Сквозная, из ажурных металлических сеток беседка, окружённая тополями, находилась у больничной ограды – видно было, как люди идут по делам, слышались обрывки таких банальных, и таких важных разговоров; а дальше возвышались огромные коробки общежитий разных институтов – издалека казались тонкими они: будто ветер мог бы снести.
В беседке – мать с сыном; и пожилой сын, глядя на маму, слушая, как стала говорить, думает, что оптимизм – недобрая выдумка блуждающего чьего-то, неумеренного рассудка…
А мама старается вести себя, как обычно: бодрая всегда и деятельная, в 81 год попавшая в реанимацию с мерцательной аритмией, обещает она:
- Ничего, сынок, я оклемаюсь.

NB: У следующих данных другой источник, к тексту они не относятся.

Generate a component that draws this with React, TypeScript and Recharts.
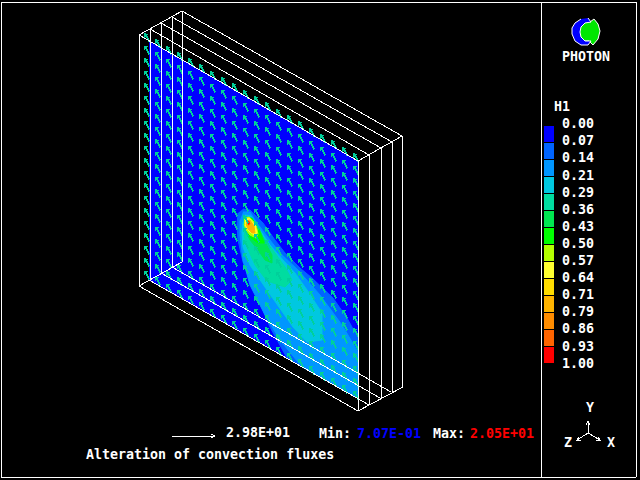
import React from 'react';
import { ScatterChart, Scatter, XAxis, YAxis } from 'recharts';

type Pt = { x: number; y: number };

const pts = (...v: number[]): Pt[] => {
  const out: Pt[] = [];
  for (let i = 0; i < v.length; i += 2) out.push({ x: v[i], y: v[i + 1] });
  return out;
};

// H1 scale
const legendLevels = ['0.00', '0.07', '0.14', '0.21', '0.29', '0.36', '0.43', '0.50', '0.57', '0.64', '0.71', '0.79', '0.86', '0.93', '1.00'];
const legendLabelY = [123, 140, 157, 175, 192, 209, 226, 243, 260, 277, 294, 311, 328, 346, 363];
const legendColors = ['#0000ff', '#0064ff', '#0096ff', '#00c8e0', '#00dca0', '#00e650', '#00ff00', '#b4ff00', '#ffff30', '#ffdc00', '#ffb400', '#ff8c00', '#ff6400', '#ff0000'];
const legendSwatchY = [134, 151, 168, 185, 202, 219, 236, 253, 270, 287, 304, 321, 338, 355];

// vector grid on the slab
const arrowColumnX = [144, 155, 166, 177, 188, 199, 210, 221, 232, 243, 254, 265, 276, 287, 298, 309, 320, 331, 342, 353];
const arrowColumnTop = [33, 39, 46, 52, 58, 64, 71, 77, 83, 90, 96, 102, 109, 115, 121, 128, 134, 140, 147, 153];
const arrowRowDrop = [0, 12.5, 25, 37.5, 50, 62.5, 75, 87.5, 100, 112.5, 125, 137.5, 150, 162.5, 175, 187.5, 200, 212.5, 225, 237.5];

const slabPlane = pts(149, 41, 358, 161, 358, 398, 149, 280);

// filled contours, lowest level first
const contourBands: { color: string; outline: Pt[] }[] = [
  { color: legendColors[1], outline: pts(243, 209, 250, 210, 263, 223, 275, 240, 285, 253, 300, 268, 312, 278, 333, 298, 347, 318, 358, 338, 358, 398, 287, 358, 270, 327, 260, 303, 250, 280, 243, 262, 238, 240, 237, 225, 238, 213) },
  { color: legendColors[2], outline: pts(243, 212, 250, 212, 257, 223, 270, 240, 280, 253, 298, 270, 320, 295, 342, 325, 358, 352, 358, 398, 302, 367, 280, 340, 265, 315, 250, 285, 243, 260, 240, 235, 240, 220) },
  { color: legendColors[3], outline: pts(245, 215, 251, 216, 258, 227, 270, 245, 283, 260, 295, 273, 307, 290, 322, 313, 322, 340, 307, 342, 293, 327, 267, 290, 250, 265, 243, 247, 242, 232, 243, 222) },
  { color: legendColors[4], outline: pts(245, 218, 252, 219, 263, 237, 275, 253, 285, 267, 292, 280, 285, 287, 267, 281, 255, 265, 247, 247, 244, 235) },
  { color: legendColors[5], outline: pts(246, 222, 258, 226, 264, 240, 272, 255, 272, 263, 265, 260, 258, 250, 250, 240, 246, 232) },
  { color: legendColors[6], outline: pts(244, 218, 252, 218, 260, 232, 264, 243, 258, 243, 250, 237, 245, 228) },
  { color: legendColors[7], outline: pts(244, 219, 249, 217, 256, 224, 258, 234, 256, 238, 250, 235, 246, 230, 244, 224) },
  { color: legendColors[8], outline: pts(245, 220, 249, 218, 255, 225, 257, 233, 254, 235, 249, 231, 245, 225) },
  { color: legendColors[10], outline: pts(246, 221, 250, 220, 254, 226, 255, 233, 252, 233, 248, 229, 246, 224) },
  { color: legendColors[12], outline: pts(247, 221, 249, 221, 250, 224, 248, 225) },
  { color: legendColors[13], outline: pts(247, 222, 249, 222, 249, 224, 248, 224) },
];

const wireframe: Pt[][] = [
  pts(139, 35, 358, 161), pts(150, 29, 369, 155), pts(161, 23, 381, 148), pts(172, 17, 392, 142), pts(182, 11, 402, 136),
  pts(139, 286, 358, 411), pts(149, 280, 369, 405), pts(161, 273, 380, 398), pts(172, 267, 391, 392),
  pts(139, 35, 139, 286), pts(150, 29, 150, 280), pts(161, 23, 161, 273), pts(172, 17, 172, 267), pts(182, 11, 182, 262),
  pts(358, 161, 358, 411), pts(369, 155, 369, 405), pts(381, 148, 381, 398), pts(392, 142, 392, 392), pts(402, 136, 403, 387),
  pts(139, 35, 182, 11), pts(139, 286, 182, 262), pts(358, 161, 402, 136), pts(358, 411, 403, 387),
];

const frame: Pt[][] = [
  pts(1, 2, 636, 2), pts(636, 2, 636, 477), pts(636, 477, 1, 477), pts(1, 477, 1, 2), pts(541, 2, 541, 477),
];

const refVector = pts(172, 436, 215, 436);
const refHead = pts(211, 434, 215, 436, 211, 438);
const triad: Pt[][] = [
  pts(588, 433, 588, 421), pts(586, 425, 588, 421, 590, 425),
  pts(588, 433, 577, 440), pts(581, 440, 577, 440, 579, 437),
  pts(588, 433, 600, 440), pts(596, 440, 600, 440, 598, 437),
];

const logoGreen = pts(590, 22, 594, 19, 598, 24, 600, 31, 598, 39, 593, 45, 589, 41, 583, 41, 580, 36, 579, 30, 581, 25, 585, 22);
const logoBlue = pts(588, 18, 591, 22, 585, 23, 581, 27, 580, 32, 581, 37, 585, 41, 591, 41, 588, 45, 581, 45, 575, 41, 572, 34, 572, 28, 575, 23, 581, 19);

const captions = [
  { x: 562, y: 56, label: 'PHOTON', color: '#ffffff' },
  { x: 554, y: 106, label: 'H1', color: '#ffffff' },
  { x: 226, y: 432, label: '2.98E+01', color: '#ffffff' },
  { x: 319, y: 433, label: 'Min:', color: '#ffffff' },
  { x: 357, y: 433, label: '7.07E-01', color: '#0000ff' },
  { x: 433, y: 433, label: 'Max:', color: '#ffffff' },
  { x: 470, y: 433, label: '2.05E+01', color: '#ff0000' },
  { x: 86, y: 454, label: 'Alteration of convection fluxes', color: '#ffffff' },
  { x: 586, y: 407, label: 'Y', color: '#ffffff' },
  { x: 564, y: 442, label: 'Z', color: '#ffffff' },
  { x: 607, y: 442, label: 'X', color: '#ffffff' },
];

const arrowData = arrowColumnX.flatMap((x, i) => arrowRowDrop.map(d => ({ x, y: arrowColumnTop[i] + d })));
const legendLabelData = legendLevels.map((label, i) => ({ x: 562, y: legendLabelY[i], label, color: '#ffffff' }));
const swatchData = legendColors.map((color, i) => ({ x: 549, y: legendSwatchY[i], color }));

const ARROW = '#00d09a';
const noDot = () => null;

const ArrowGlyph = (p: any) => (
  <path
    transform={`translate(${p.cx} ${p.cy})`}
    d="M0 0L4 1L3 2.5L6 8L4.5 9L1.5 3.5L0.5 4.5Z"
    fill={ARROW}
    shapeRendering="crispEdges"
  />
);

const Swatch = (p: any) => (
  <rect x={p.cx - 5} y={p.cy - 8} width={10} height={16} fill={p.payload.color} shapeRendering="crispEdges" />
);

const Caption = (p: any) => (
  <text
    x={p.cx}
    y={p.cy}
    dominantBaseline="central"
    fontFamily="'DejaVu Sans Mono', monospace"
    fontSize={13.3}
    fontWeight="bold"
    fill={p.payload.color}
  >
    {p.payload.label}
  </text>
);

const App: React.FC = () => {
  const wires = [...wireframe, ...frame, refVector, refHead, ...triad];
  return (
    <div style={{ position: 'absolute', left: 0, top: 0, width: 640, height: 480, background: '#000' }}>
      <ScatterChart width={640} height={480} margin={{ top: 0, right: 0, bottom: 0, left: 0 }}>
        <XAxis type="number" dataKey="x" domain={[0, 640]} hide />
        <YAxis type="number" dataKey="y" domain={[0, 480]} reversed hide />
        <Scatter data={slabPlane} shape={noDot} isAnimationActive={false} line={{ fill: '#0000ff', stroke: '#0000ff', strokeWidth: 1 }} />
        {contourBands.map((b, i) => (
          <Scatter key={i} data={b.outline} shape={noDot} isAnimationActive={false} line={{ fill: b.color, stroke: b.color, strokeWidth: 1 }} />
        ))}
        <Scatter data={arrowData} shape={ArrowGlyph} isAnimationActive={false} />
        <Scatter data={logoGreen} shape={noDot} isAnimationActive={false} line={{ fill: '#00e600', stroke: '#ffffff', strokeWidth: 1 }} />
        <Scatter data={logoBlue} shape={noDot} isAnimationActive={false} line={{ fill: '#0000ff', stroke: '#ffffff', strokeWidth: 1 }} />
        {wires.map((w, i) => (
          <Scatter key={i} data={w} shape={noDot} isAnimationActive={false} line={{ stroke: '#ffffff', strokeWidth: 1, shapeRendering: 'crispEdges' }} />
        ))}
        <Scatter data={swatchData} shape={Swatch} isAnimationActive={false} />
        <Scatter data={legendLabelData} shape={Caption} isAnimationActive={false} />
        <Scatter data={captions} shape={Caption} isAnimationActive={false} />
      </ScatterChart>
    </div>
  );
};

export default App;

Поменьше по хозяйству буду…
- Конечно, ма. Ну, может, пройдёмся?
Большие больничные корпуса, рельеф асфальта и земли всюду неровен, в иных местах ограждения – копают, вероятно чинят коммуникации.
Первый корпус стар, длинная, застеклённая галерея ведёт от него в здание новое, где и лежит мама, но сейчас они (мать держит сына под руку) обходят медленно здание, проходя под галереей.
На пандус въезжает карета «скорой помощи».
- А к нам психованную тётку положили, - рассказывает мама. – И смех, и грех. Говорит, говорит, то ко всем обращается, то в пустоту. Уж к врачу адресовались, сказал разберётся, а она вдруг пропала.
- Как пропала?
- Так. Вышла, двинулась на другой этаж, забрела в чужую палату. Нашли потом.
Приземистый, плечистый красный дом так плотно закрыт, что думается хранит, скрывает, таит страшный, и такой банальный морг - в своих недрах.
А дальше за высокой оградой на просторных холмах детская поликлиника, куда когда-то ребёнком водили сына, а теперь он водит своего позднего-позднего мальчишку.
Впрочем, тот полгода уже не болеет.
- Как ты рассказывал вчера, сынок? – Спрашивает мать. – Про дядек?
- А! Малыша в сад утром веду, и дворники стоят у контейнеров, и он говорит возмущённо: Опять они тут. Да что ж это такое!
Мама смеётся, представляя серьёзность, с которой произнёс смешную фразу малыш.
- А потом меня спрашивает: Па, а что значит: Да что же это такое? Слышал, наверно, в саду от воспитательниц.
- Наверно. Скоро обед у нас.
- Ну, пойдём.
Снова проходят под кирпичными опорами галереи, минуют беседку.
Прощаются у дверей – мама не хочет, чтобы провожал.
- Выпишусь в понедельник, сынок. Всё нормально будет.
- Да, мам.
Сын идёт мимо других корпусов, поворачивает к проходной, вспоминая промелькнувшую неделю: сначала, как ходил в реанимацию, потом, когда маму перевели в общую палату, стали гулять по полчаса, потом…
Он проходит мимо охранника с красным плоским лицом, и знакомая улица настолько противоречит сонному существованию больницы, что…
А что собственно что?
Пожилой человек пересекает улицу, и направляется домой, вспоминая столь многое из долгой жизни с мамой, что и не описать пестро мелькающие ленты лет.
…поляна детства – о чём не знает лес, просто открывая одну из своих полян, полную черники; и они с мамой, ползают, наполняя старые кувшинчики, и вдруг такое жаркое солнце зажигается в груди: как же я люблю маму!
…старый, огромный, коммунальный дом, где жил первые свои десять лет, и мама играет с ним в солдатиков – они неказистые, слишком грубо сделанные, советские.
…мимо сетки спортивной площадки мама, держа за руку малыша в синей школьной форме ведёт его в первый класс, и букет гладиолусов, который мальчишка сжимает в другой руке, так велик, что кажется, не удержать…
Ругаются – будто молния бьёт, мрача сознание, ругаются из-за бытовой мелочи, прекрасно зная, что именно такие и разъедают внутренний состав, заставляя ржаветь сердца.
…дворик морга; над гробом рано умершего отца стоит мама в чёрном, прижимает комочек платка к глазам, бормочет: Лёва, Лёвушка, прости; и сердце у него, у сына, сжимается от боли… за всех.